Освальд стоял под одной из несуществующих яблонь воображаемого сада. Он ждал, когда девушка подойдет, поднимет глаза. Она шла медленно, а сон заканчивался, он просыпался, зная, что она никогда не увидит его в саду Праги в снегу, где он любил ее без памяти. Он проснулся, сердце его колотилось, в первую минуту яви он продолжал любить ее по инерции.
Не только потому, что безумие матери стало одним из первых потрясений его жизни, не потому даже, что реальностью казалось Освальду только детство в Петербурге и на Карельском перешейке, а последующая жизнь, эмиграция, войны, женитьба, смерть братьев, отца, дядюшек (один из дядюшек, им семья гордилась, построил известнейший в столице собор на Екатерининском канале), — все представлялось ему сном, он стал психиатром, а потом и психоаналитиком. Он любил и Фрейда, и Юнга за их очарованность снами, за то, какое значение придавали они сновидениям. Он любил Павлова, кроме всего прочего, за идею лечения сном. И профессией, и своим писательством Освальд обязан был образу зимней столицы алхимиков; если бы существовал паспорт личности, а не просто паспорт гражданина той или иной страны, в графе «место рождения» у него значилось бы «Прага в снегу», а в графе «возраст» — «10 лет».

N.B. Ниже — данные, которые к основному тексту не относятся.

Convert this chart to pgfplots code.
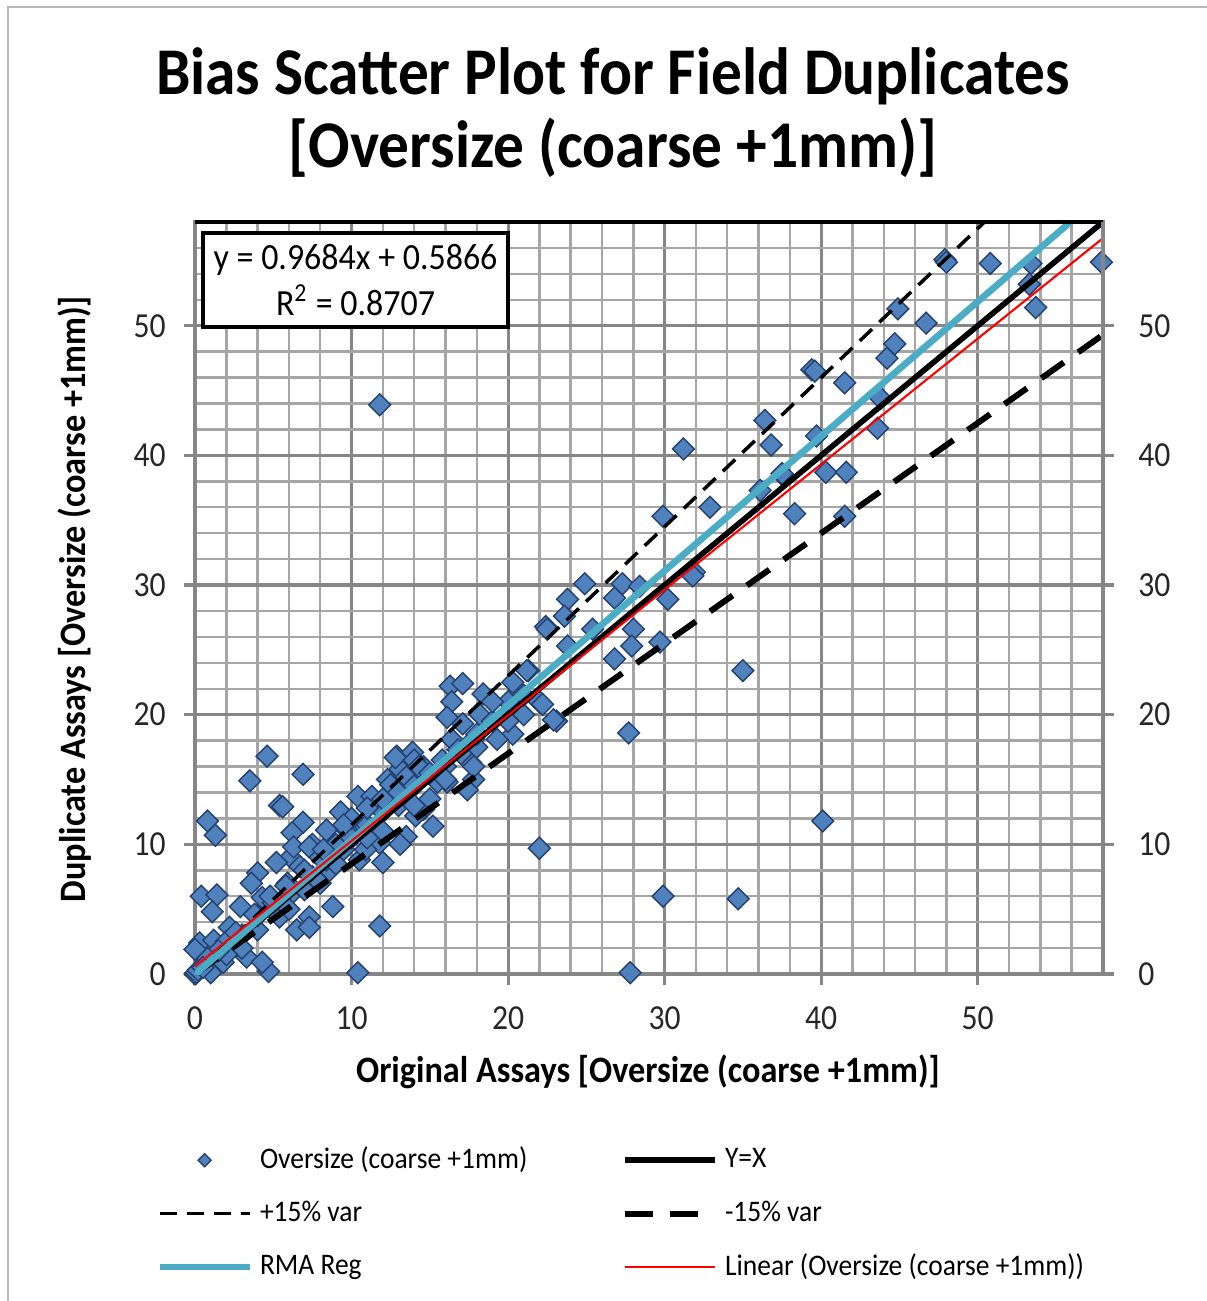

Незадолго до смерти он побывал на перешейке, приехав в Советский Союз в числе маленькой делегации членов Общества памяти Эдит Седергран. Они ехали из Ленинграда в Райволу, где жила некогда Эдит, по верхней дороге, он попросил затормозить за станцией, теперь именуемой Комаровой, каким-то чудом безмолвно пассажиры и водитель согласились его ждать, и советский человек из КГБ не возражал. Он прошел до входа на Виллу Рено, до сохранившегося фрагмента ограды, до ворот; залив был еле виден, деревья стали слишком высокими, зато беседка на углу цела, снег бел, холод валидола на губах, вон там стояли Либелюль и Мими, звенели полозья санок, звенел воздух, он слышал выкрики: «Раутенделейн! Раутенделейн!» — и, уже уходя, разминувшись на полчаса на перекрестке с Татьяниной дочерью, услышал слабый дальний голос ручья, перелив, несколько нот, несколько слогов: ручей существовал, детство Освальда было блистательной явью, все еще пребывало у каскада за воротами, ручей попрощался с ним, он мог вернуться в свой хельсинкский дом и умереть там с блуждающей улыбкой. Что он и сделал.
Глава 7
ДЯДЯ НЕВЕСТЫ
Как памятно мне то время, когда я сам бродил по станционной платформе, смотрел, как поезда один за другим уносят в ночь свой груз свободных людей, и жадно читал в расписании названия далеких городов.
Мы были побеждены: революцией и жизнью.
По Морской преувеличенно прямо шел от залива к станции высокий человек в видавшем виды драном канотье, картинно опиравшийся на трость с набалдашником, тяжелую резную трость: змеи, ящерицы, разномасштабные животные, словно сошедшие с заставок издания басен Крылова прошлого века, обвивали в причудливом ритме и смешении форм некое дерево райского сада. Шел он неторопливо: спешить было некуда.
Едущая от станции к заливу на финской двуколке красивая женщина с сиреневым зонтиком помахала ему рукой:
— Здравствуйте, Мими!
Он откланялся, приподняв канотье:
— Добрый день, Либелюль! Счастливого пути, Любовь Юльевна! Рад видеть вас!
Поначалу он не мог привыкнуть к собственному прозвищу, к возникшей из Михаила Михайловича аббревиатуре Мими, придуманной детьми, подхваченной взрослыми. Потом привык и откликался легко.
Он постоянно дивился открывшейся в себе способности привыкать ко всему. К нелепому гардеробу, к бедности, к перемене участи, к гибели сына, к положению вечного дачника, задержавшегося невзначай в осени и зиме летнего человека, к быту завзятого урбаниста в загородной местности, потомственного петербуржца, превратившегося во временного жителя Карельского перешейка.